На этих словах Ота уткнулся Рэймонду в грудь. Послышались всхлипы. Рэймонд не выдержал. Маска невозмутимости дала трещину, и через мгновение братья Уайты плакали оба не таясь. Я отвернулся. Эмоции переполняли и меня тоже, ибо первый день в лагере принес больше чудес, чем я способен был вместить.
Глава 21
Было время – я мечтал править Локлессом, как мой отец. Пусть мысль не оформилась – она владела мною, и мне стыдно и тяжело это признавать. Потом жизнь вывела меня на Тайную дорогу свободы (или Дорога сама такой виток сделала, что никто бы не сбился); короче, я стал счастливым. Обрел цель – Дорогу; обрел семью – Рэймонда, Оту, Микайю. А нынче, сладко думалось мне, Кессия появилась, заполнив брешь в моей душе.
Назавтра к вечеру, после очередной порции дебатов и развлечений, я решил прогуляться в одиночестве. Меня привлекли предгорья – к ним-то, через луг, я и направился. И там наткнулся на Мозес. Несколько отрешенная, подобрав ноги, она сидела на валуне – сама будто изваяние. Пусть себе размышлениям предается, решил я, не стану ее цеплять. И прошел мимо, но тут она меня окликнула:
– Добрый вечер.
Я вздрогнул. Мозес уже сама направлялась ко мне, зафиксировав взгляд на моей голове. Приблизилась, дотянулась, невысокая, ладонью до темечка, поврежденного ищейками; затем отступила на шаг и с улыбкой произнесла:
– Так я и знала, что выпадет случай потолковать. Он и выпал, и как удачно. Здесь-то, на лугу, оно лучше, чем в лагере. Здесь не помешают. Наслышана о тебе, друг. Да вчера еще Кессия обмолвилась: был, дескать, у вас разговор.

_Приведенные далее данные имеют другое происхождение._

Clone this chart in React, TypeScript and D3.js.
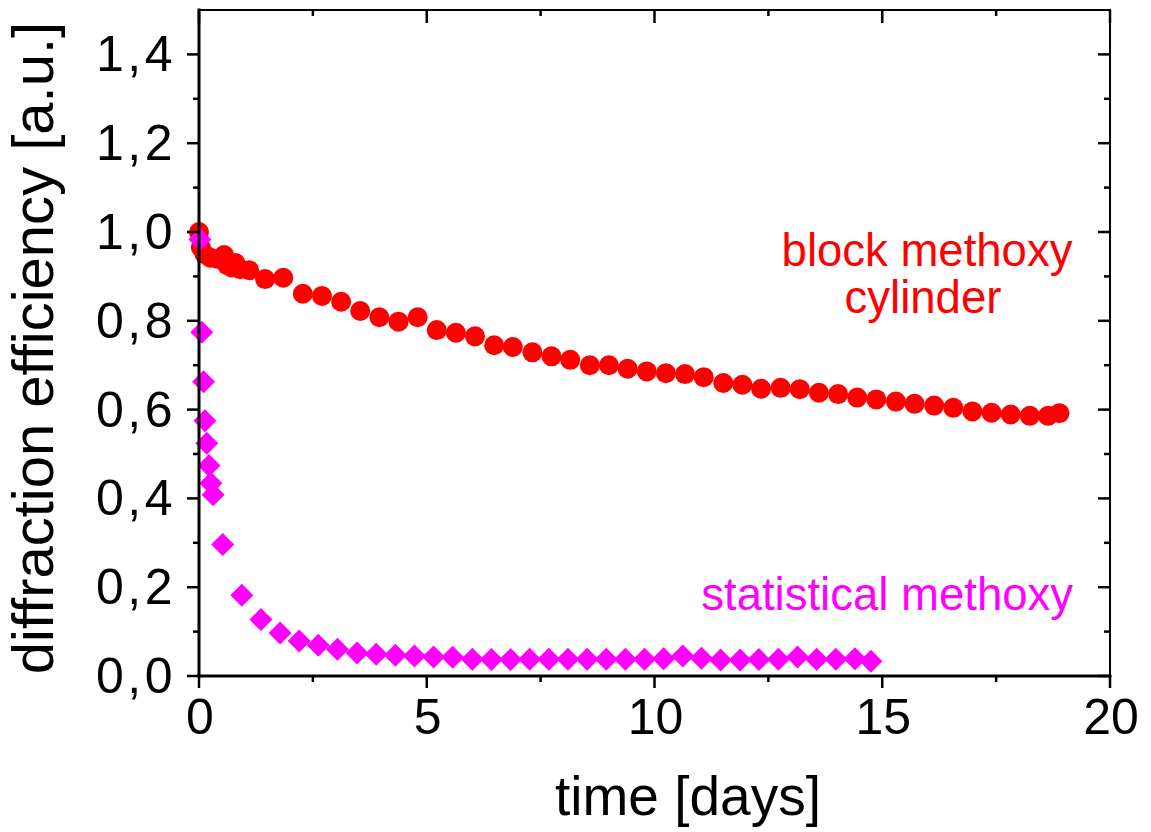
import React from "react";
import * as d3 from "d3";

// block methoxy cylinder (red circles): [time in days, diffraction efficiency]
const blockTime = [0, 0.04, 0.12, 0.25, 0.4, 0.55, 0.62, 0.72, 0.8, 0.9, 1.1, 1.45, 1.85, 2.28, 2.7, 3.12, 3.54, 3.96, 4.38, 4.8, 5.22, 5.64, 6.06, 6.48, 6.89, 7.32, 7.74, 8.15, 8.58, 9.0, 9.41, 9.83, 10.25, 10.67, 11.08, 11.51, 11.93, 12.34, 12.77, 13.19, 13.61, 14.03, 14.45, 14.87, 15.3, 15.71, 16.14, 16.56, 16.98, 17.4, 17.82, 18.24, 18.64, 18.89];
const blockValue = [1.0, 0.965, 0.95, 0.942, 0.94, 0.948, 0.925, 0.92, 0.93, 0.916, 0.914, 0.894, 0.897, 0.861, 0.856, 0.843, 0.822, 0.808, 0.798, 0.808, 0.779, 0.773, 0.765, 0.745, 0.741, 0.729, 0.72, 0.712, 0.7, 0.7, 0.692, 0.686, 0.682, 0.68, 0.673, 0.66, 0.656, 0.647, 0.649, 0.646, 0.638, 0.635, 0.627, 0.623, 0.618, 0.613, 0.609, 0.604, 0.596, 0.593, 0.589, 0.586, 0.586, 0.592];

// statistical methoxy (magenta diamonds)
const statTime = [0.02, 0.06, 0.1, 0.13, 0.17, 0.22, 0.26, 0.31, 0.52, 0.94, 1.36, 1.78, 2.2, 2.62, 3.04, 3.47, 3.89, 4.31, 4.73, 5.15, 5.57, 6.0, 6.42, 6.84, 7.26, 7.68, 8.1, 8.52, 8.94, 9.36, 9.78, 10.2, 10.62, 11.03, 11.45, 11.88, 12.29, 12.72, 13.14, 13.56, 13.98, 14.4, 14.75];
const statValue = [0.983, 0.774, 0.663, 0.575, 0.524, 0.474, 0.434, 0.408, 0.296, 0.182, 0.127, 0.097, 0.079, 0.069, 0.06, 0.052, 0.049, 0.047, 0.045, 0.043, 0.042, 0.038, 0.037, 0.037, 0.038, 0.038, 0.038, 0.038, 0.038, 0.038, 0.038, 0.039, 0.045, 0.04, 0.036, 0.036, 0.037, 0.038, 0.043, 0.038, 0.038, 0.039, 0.033];

const xMajorTicks = [0, 5, 10, 15, 20];
const xMinorTicks = [2.5, 7.5, 12.5, 17.5];
const yMajorTicks = [0, 0.2, 0.4, 0.6, 0.8, 1.0, 1.2, 1.4];
const yMinorTicks = [0.1, 0.3, 0.5, 0.7, 0.9, 1.1, 1.3];

const xTitle = "time [days]";
const yTitle = "diffraction efficiency [a.u.]";
const blockLabel = ["block methoxy", "cylinder"];
const statLabel = "statistical methoxy";

const W = 1151;
const H = 832;
const L = 199, R = 1110, T = 10, B = 676;
const FONT = "'Liberation Sans', Arial, Helvetica, sans-serif";

export default function App() {
  const x = d3.scaleLinear().domain([0, 20]).range([L, R]);
  const y = d3.scaleLinear().domain([0, 1.5]).range([B, T]);
  const fmt = (v: number) => v.toFixed(1).replace(".", ",");
  const r = 11.5;
  const dPath = `M0,${-r}L${r},0L0,${r}L${-r},0Z`;

  return (
    <svg width={W} height={H} style={{ position: "absolute", left: 0, top: 0, background: "#fff" }} fontFamily={FONT}>
      <rect x={0} y={0} width={W} height={H} fill="#fff" />
      {/* data */}
      <g fill="#ff0000">
        {blockTime.map((t, i) => (
          <circle key={i} cx={x(t)} cy={y(blockValue[i])} r={10} />
        ))}
      </g>
      <g fill="#ff00ff">
        {statTime.map((t, i) => (
          <path key={i} d={dPath} transform={`translate(${x(t)},${y(statValue[i])})`} />
        ))}
      </g>

      {/* frame */}
      <g stroke="#000" strokeLinecap="square">
        <line x1={L} x2={R} y1={T} y2={T} strokeWidth={2} />
        <line x1={R} x2={R} y1={T} y2={B} strokeWidth={2} />
        <line x1={L} x2={L} y1={T} y2={B} strokeWidth={3} />
        <line x1={L} x2={R} y1={B} y2={B} strokeWidth={3} />
      </g>

      {/* ticks */}
      <g stroke="#000" strokeWidth={2.5}>
        {xMajorTicks.map((v) => (
          <g key={"xM" + v}>
            <line x1={x(v)} x2={x(v)} y1={B} y2={B + 12} />
            <line x1={x(v)} x2={x(v)} y1={T} y2={T + 13} />
          </g>
        ))}
        {xMinorTicks.map((v) => (
          <g key={"xm" + v}>
            <line x1={x(v)} x2={x(v)} y1={B} y2={B + 6} />
            <line x1={x(v)} x2={x(v)} y1={T} y2={T + 6} />
          </g>
        ))}
        {yMajorTicks.map((v) => (
          <g key={"yM" + v}>
            <line x1={L - 12} x2={L} y1={y(v)} y2={y(v)} />
            <line x1={R - 12} x2={R} y1={y(v)} y2={y(v)} />
          </g>
        ))}
        {yMinorTicks.map((v) => (
          <g key={"ym" + v}>
            <line x1={L - 6} x2={L} y1={y(v)} y2={y(v)} />
            <line x1={R - 6} x2={R} y1={y(v)} y2={y(v)} />
          </g>
        ))}
      </g>

      {/* tick labels */}
      <g fontSize={50} fill="#000">
        {xMajorTicks.map((v) => (
          <text key={"xl" + v} x={x(v) + 1} y={734} textAnchor="middle">{v}</text>
        ))}
        {yMajorTicks.map((v) => (
          <text key={"yl" + v} x={176} y={y(v)} textAnchor="end" dominantBaseline="central" letterSpacing={3.5}>{fmt(v)}</text>
        ))}
      </g>

      {/* axis titles */}
      <text x={688} y={815} textAnchor="middle" fontSize={55} fill="#000">{xTitle}</text>
      <text transform="translate(53,348) rotate(-90)" textAnchor="middle" fontSize={58} fill="#000">{yTitle}</text>

      {/* annotations */}
      <g fill="#ff0000" fontSize={45.5} textAnchor="middle">
        <text x={927} y={266}>{blockLabel[0]}</text>
        <text x={923} y={313}>{blockLabel[1]}</text>
      </g>
      <text x={1073} y={610} fill="#ff00ff" fontSize={45.5} textAnchor="end">{statLabel}</text>
    </svg>
  );
}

– Да. Мы с ней из одного поместья.
– Вот-вот, и она так сказала. Поди, рад, что родного человека повстречал? Корни – первое дело, верно? Без этого ты будто перекати-поле – мотает тебя, носит в чужих краях.
– Нас всех мотает и носит.
– Ну, я-то почаще других домой наведываюсь. Правда, белым господам это не по нраву. Вся моя работа с одним местом связана – с Мэрилендом. Там, на побережье, я родилась. Однажды вернусь насовсем. Не так, как сейчас возвращаюсь, когда я агент Тайной дороги. Не украдкой, а днем, и солнце будет светить в тот день, каждую мелочь являть. Жаль, пока по ночам прихожу, но и то хорошо, что часто дома бываю, что память подстегиваю.
– Я тоже многое помню.
– И это я слыхала. Говорят, ты и в Филадельфии за столом с бумагой да чернилами справляешься, и в Виргинии не сплоховал. А еще говорят, то есть шепчутся, ты на большее способный.
– Если и так, я своему дару не хозяин. Он все равно что конь, на котором без седла скачешь.
– Это до поры до времени.
– А по-моему, пользы не выйдет. Я хочу своих спасти, очень хочу. Но их столько, что мне не справиться. Они и сейчас все передо мной, вот в эту самую минуту. Глядят и ждут.
– Очень мне по нраву твоя речь, – произнесла Мозес.
Она улыбнулась лукаво, и от этой ее заговорщицкой улыбки мне почудилось – нет, я совершенно четко осознал, что втянут.
– Я ведь, – пустилась объяснять Мозес, – одна работаю. И вывожу людей тоже по одному, по двое, не больше. Время сама выбираю, на чутье на собственное полагаюсь. А нынче такое дело затеяли, такое дело, что мне помощник нужен, да не простой, а прыткий. Чтобы бегать умел не хуже, чем буквы писать. Говорят, ты сгодишься. Тебе равных нету – в Филадельфии-то уж точно.
– Чтобы сама Мозес и в моей помощи нуждалась? Не зря ведь вас так прозвали, правда? Речь о великой, о божественной силе идет.
– Божественной? – Мозес усмехнулась. – Не великовато ли словечко? Я вроде ничего особенного не делаю.